Elinor and Marianne –
“Elinor, this eldest daughter whose advice was so effectual, possessed a strength of understanding, and coolness of judgment, which qualified her, though only nineteen, to be the counsellor of her mother, and enabled her frequently to counteract, to the advantage of them all, that eagerness of mind in Mrs. Dashwood which must generally have led to imprudence. She had an excellent heart;—her disposition was affectionate, and her feelings were strong; but she knew how to govern them: it was a knowledge which her mother had yet to learn, and which one of her sisters had resolved never to be taught.”
“but Elinor was careful in guarding her countenance from every expression that could give to her words a suspicious tendency.”
“Marianne’s abilities were, in many respects, quite equal to Elinor’s. She was sensible and clever; but eager in every thing; her sorrows, her joys, could have no moderation. She was generous, amiable, interesting: she was everything but prudent. The resemblance between her and her mother was strikingly great.”
“Pray, pray be compelled and do not betray what you feel to everybody present.” ~Elinor to Marianne
I loved how Austen presents the close bond between the Dashwood sisters (they have a younger sister Margaret as well). Elinor and Marianne remain lovingly affectionate towards one another, desirous that each should have the true lover of their heart, as did Jane and Elizabeth Bennett in P&P. However, in Persuasion, Anne is the dependable, reliable sister but her closest companion and confidant is not any of her sisters. Instead she shares a deep affection and friendship with her neighbor, a motherly figure, Lady Russell (since Anne’s own mother is deceased).
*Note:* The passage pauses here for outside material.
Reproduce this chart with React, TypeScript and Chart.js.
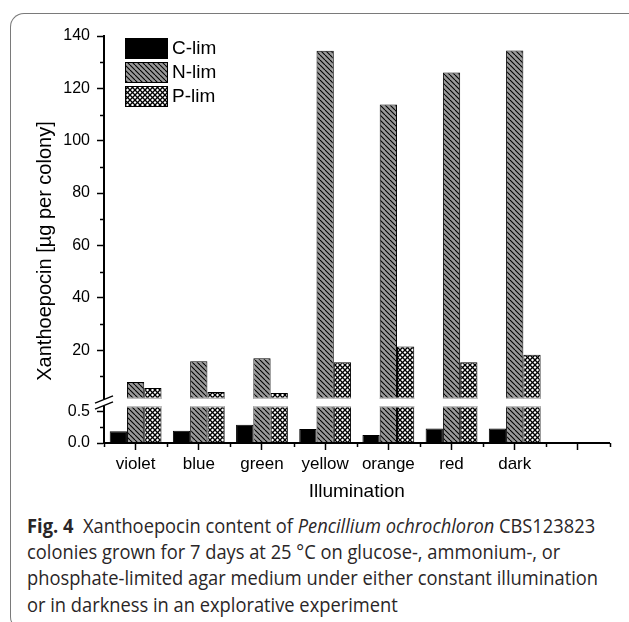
import React, { useEffect, useRef } from 'react';
import { Chart, registerables } from 'chart.js';

Chart.register(...registerables);

// ---- data ----
const categories = ['violet', 'blue', 'green', 'yellow', 'orange', 'red', 'dark', ''];
const seriesNames = ['C-lim', 'N-lim', 'P-lim'];
const cLim = [0.185, 0.195, 0.29, 0.22, 0.126, 0.23, 0.23, null];
const nLim = [7.8, 15.8, 16.9, 134.4, 113.8, 126.1, 134.5, null];
const pLim = [5.5, 4.0, 3.6, 15.4, 21.4, 15.4, 18.2, null];
const upperTicks = [20, 40, 60, 80, 100, 120, 140];
const upperMinorTicks = [10, 30, 50, 70, 90, 110, 130];
const lowerTicks = [0, 0.5];
const lowerMinorTicks = [0.25];
const upperRange = [0, 140];
const lowerRange = [0, 0.64];
const yTitle = 'Xanthoepocin [µg per colony]';
const xTitle = 'Illumination';

const FONT = "'Liberation Sans', Arial, sans-serif";

function makeHatch(): CanvasPattern {
  const s = 5;
  const c = document.createElement('canvas');
  c.width = s;
  c.height = s;
  const g = c.getContext('2d')!;
  g.fillStyle = '#9a9a9a';
  g.fillRect(0, 0, s, s);
  g.strokeStyle = '#000';
  g.lineWidth = 1.1;
  for (const k of [-s, 0, s]) {
    g.beginPath();
    g.moveTo(k, 0);
    g.lineTo(k + s, s);
    g.stroke();
  }
  return g.createPattern(c, 'repeat')!;
}

function makeCross(): CanvasPattern {
  const s = 5;
  const c = document.createElement('canvas');
  c.width = s;
  c.height = s;
  const g = c.getContext('2d')!;
  g.fillStyle = '#fff';
  g.fillRect(0, 0, s, s);
  g.strokeStyle = '#000';
  g.lineWidth = 1.3;
  for (const k of [-s, 0, s]) {
    g.beginPath();
    g.moveTo(k, 0);
    g.lineTo(k + s, s);
    g.stroke();
    g.beginPath();
    g.moveTo(k, s);
    g.lineTo(k + s, 0);
    g.stroke();
  }
  return g.createPattern(c, 'repeat')!;
}

const decorPlugin = {
  id: 'decor',
  beforeDatasetDraw(chart: any, args: any) {
    const meta = args.meta;
    const ys = chart.scales[meta.yAxisID];
    const ca = chart.chartArea;
    const ctx = chart.ctx;
    ctx.save();
    ctx.beginPath();
    ctx.rect(ca.left, ys.top, ca.right - ca.left, ys.bottom - ys.top);
    ctx.clip();
  },
  afterDatasetDraw(chart: any) {
    chart.ctx.restore();
  },
  afterDatasetsDraw(chart: any) {
    const ctx = chart.ctx;
    const ca = chart.chartArea;
    const yTop = chart.scales.yTop;
    const yBot = chart.scales.yBot;
    const x = chart.scales.x;

    // break gap
    const b = yTop.bottom;
    const gTop = b - 3.5;
    const gBot = b + 3.5;
    ctx.save();
    ctx.fillStyle = '#fff';
    ctx.fillRect(ca.left - 3, gTop, ca.right - ca.left + 3, gBot - gTop);
    // light edges where bars are cut
    ctx.fillStyle = '#bdbdbd';
    chart.data.datasets.forEach((d: any, i: number) => {
      const meta = chart.getDatasetMeta(i);
      meta.data.forEach((el: any) => {
        if (!el || el.y === undefined || isNaN(el.y)) return;
        const half = el.width / 2;
        if (d.yAxisID === 'yTop' && el.y < gTop - 1) {
          ctx.fillRect(el.x - half, gTop - 1.5, el.width, 1.5);
        }
        if (d.yAxisID === 'yBot' && el.y < gBot) {
          ctx.fillRect(el.x - half, gBot, el.width, 1.5);
        }
      });
    });
    // break marks
    ctx.strokeStyle = '#000';
    ctx.lineWidth = 1.3;
    for (const off of [-3, 3]) {
      ctx.beginPath();
      ctx.moveTo(ca.left - 9, b + off + 3.6);
      ctx.lineTo(ca.left + 9, b + off - 3.6);
      ctx.stroke();
    }
    // minor ticks
    ctx.lineWidth = 1.5;
    for (const v of upperMinorTicks) {
      const py = Math.round(yTop.getPixelForValue(v)) + 0.5;
      ctx.beginPath();
      ctx.moveTo(ca.left - 4, py);
      ctx.lineTo(ca.left, py);
      ctx.stroke();
    }
    for (const v of lowerMinorTicks) {
      const py = Math.round(yBot.getPixelForValue(v)) + 0.5;
      ctx.beginPath();
      ctx.moveTo(ca.left - 4, py);
      ctx.lineTo(ca.left, py);
      ctx.stroke();
    }
    const w = x.getPixelForValue(1) - x.getPixelForValue(0);
    for (let i = 0; i <= categories.length; i++) {
      const px = Math.round(x.getPixelForValue(0) + (i - 0.5) * w) + 0.5;
      ctx.beginPath();
      ctx.moveTo(px, ca.bottom);
      ctx.lineTo(px, ca.bottom + 4);
      ctx.stroke();
    }

    // legend
    const ds = chart.data.datasets;
    ctx.font = `19px ${FONT}`;
    ctx.textBaseline = 'middle';
    ctx.textAlign = 'left';
    for (let i = 0; i < seriesNames.length; i++) {
      const bx = ca.left + 21;
      const by = ca.top + 2 + i * 24;
      ctx.fillStyle = ds[i].backgroundColor;
      ctx.fillRect(bx, by, 43, 21);
      ctx.lineWidth = 1;
      ctx.strokeStyle = '#000';
      ctx.strokeRect(bx + 0.5, by + 0.5, 42, 20);
      ctx.fillStyle = '#000';
      ctx.fillText(seriesNames[i], bx + 47, by + 11);
    }

    // y title
    ctx.translate(45, 251);
    ctx.rotate(-Math.PI / 2);
    ctx.textAlign = 'center';
    ctx.font = `20px ${FONT}`;
    ctx.fillText(yTitle, 0, 0);
    ctx.restore();
  },
};

function yScale(range: number[], ticks: number[], weight: number, fmt: (v: number) => string) {
  return {
    type: 'linear',
    position: 'left',
    stack: 'ybreak',
    stackWeight: weight,
    min: range[0],
    max: range[1],
    afterBuildTicks: (s: any) => {
      s.ticks = ticks.map((v) => ({ value: v }));
    },
    afterFit: (s: any) => {
      s.width = 60;
    },
    grid: { drawOnChartArea: false, drawTicks: true, tickLength: 7, tickWidth: 1.5, tickColor: '#000' },
    border: { display: true, color: '#000', width: 2 },
    ticks: {
      color: '#000',
      font: { family: FONT, size: 16 },
      padding: 7,
      callback: (v: any) => fmt(Number(v)),
    },
  };
}

export default function App() {
  const ref = useRef<HTMLCanvasElement | null>(null);

  useEffect(() => {
    document.body.style.margin = '0';
    document.body.style.overflow = 'hidden';
    const hatch = makeHatch();
    const cross = makeCross();
    const fills: any[] = ['#000', hatch, cross];
    const series = [cLim, nLim, pLim];
    const datasets: any[] = [];
    for (const axis of ['yTop', 'yBot']) {
      for (let i = 0; i < series.length; i++) {
        datasets.push({
          label: seriesNames[i],
          data: series[i],
          yAxisID: axis,
          stack: seriesNames[i],
          backgroundColor: fills[i],
          borderColor: '#000',
          borderWidth: 1,
          categoryPercentage: 0.82,
          barPercentage: 1,
        });
      }
    }
    const chart = new Chart(ref.current!, {
      type: 'bar',
      data: { labels: categories, datasets },
      options: {
        animation: false,
        responsive: false,
        devicePixelRatio: 1,
        layout: { padding: { left: 44, top: 36, right: 19.5, bottom: 0 } },
        plugins: { legend: { display: false }, tooltip: { enabled: false } },
        scales: {
          x: {
            type: 'category',
            offset: true,
            grid: { offset: false, drawOnChartArea: false, drawTicks: true, tickLength: 7, tickWidth: 1.5, tickColor: '#000' },
            border: { display: true, color: '#000', width: 2, z: 1 },
            ticks: { color: '#000', font: { family: FONT, size: 17 }, padding: 4, autoSkip: false, maxRotation: 0 },
            title: { display: true, text: xTitle, color: '#000', font: { family: FONT, size: 19 }, padding: { top: 0, bottom: 7 } },
            afterFit: (s: any) => {
              s.height = 67;
            },
          },
          yBot: yScale(lowerRange, lowerTicks, 40.5, (v) => v.toFixed(1)),
          yTop: yScale(upperRange, upperTicks, 366.5, (v) => String(v)),
        } as any,
      },
      plugins: [decorPlugin as any],
    });
    return () => chart.destroy();
  }, []);

  const captionFont = "'Open Sans', 'Noto Sans', sans-serif";
  const lineStyle: React.CSSProperties = {
    position: 'absolute',
    left: 27,
    whiteSpace: 'nowrap',
    fontFamily: captionFont,
    fontSize: 20,
    lineHeight: '26px',
    color: '#2a2627',
    transform: 'scaleX(0.915)',
    transformOrigin: 'left center',
  };

  return (
    <div style={{ position: 'absolute', left: 0, top: 0, width: 629, height: 622, overflow: 'hidden', background: '#fff' }}>
      <div
        style={{
          position: 'absolute',
          left: 10,
          top: 13,
          width: 700,
          height: 616,
          borderLeft: '1.5px solid #7a7a7a',
          borderTop: '1.5px solid #7a7a7a',
          borderBottom: '1.5px solid #7a7a7a',
          borderTopLeftRadius: 14,
          borderBottomLeftRadius: 12,
          boxSizing: 'border-box',
        }}
      />
      <canvas ref={ref} width={629} height={510} style={{ position: 'absolute', left: 0, top: 0 }} />
      <div style={{ ...lineStyle, top: 513 }}>
        <b>Fig. 4</b>&nbsp; Xanthoepocin content of <i>Pencillium ochrochloron</i> CBS123823
      </div>
      <div style={{ ...lineStyle, top: 539 }}>colonies grown for 7 days at 25 °C on glucose-, ammonium-, or</div>
      <div style={{ ...lineStyle, top: 565 }}>phosphate-limited agar medium under either constant illumination</div>
      <div style={{ ...lineStyle, top: 592 }}>or in darkness in an explorative experiment</div>
    </div>
  );
}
Austen presents various family dynamics in her writings and we ponder how such shape the personalities and character of the heroines in each story (mothers and daughters with no father in S&S, daughters and fathers with no mother in Persuasion, or fathers and mothers with daughters in P&P).
Edward Ferrrars and Robert Ferrrars
“I wish as well as every body else to be perfectly happy; but like every body else it must be in my own way. Greatness will not make me so.” ~ Edward Ferrrars
Edward might be one of my favorite male characters in the book. Despite pressure from his mother to marry for social and financial reasons, Edward seems very determined to pursue what makes him happy. He’s honorable and kind even at the risk of his own happiness (insert swoon face – he’s so unlike Willoughby). At first appearance he seems uncertain and unmotivated, but Elinor sees the essence of his heart and so do we as readers becoming better acquainted with him as the book progresses.
Robert, Edward’s brother, is not charming or very endearing and quite the opposite of Edward. Isn’t this the case in many sibling relationships? Robert is content to allow his mother to make decisions for him (who he should marry) so he can live a life of comfort and convenience. But his decision at the end of the book did surprise me. I wonder if there was something more afoot Austen didn’t share with us? I’ve speculated with my #buddyreaders on bookstagram but I don’t want to spoil anything for those who haven’t read this one.
But while she (Elinor) wondered at the difference of the two young men, she did not find that the emptiness and conceit of the one, put her at all out of charity with the modesty and worth of the other. Why they were different, Robert explained to her himself in the course of a quarter of an hour’s conversation; for, talking of his brother, and lamenting the extreme gaucherie which he really believed kept him from mixing in proper society, he candidly and generously attributed it much less to any natural deficiency, than to the misfortune of a private education…
Is this my favorite Austen? No. Did I like it? Yes. Did I laugh and hold my breath in anticipation of what was to come? Yes. However, as was the case with Pride and Prejudice, I might appreciate it better the second time around, but I’ll definitely try to finish all the Austens on my list before doing so.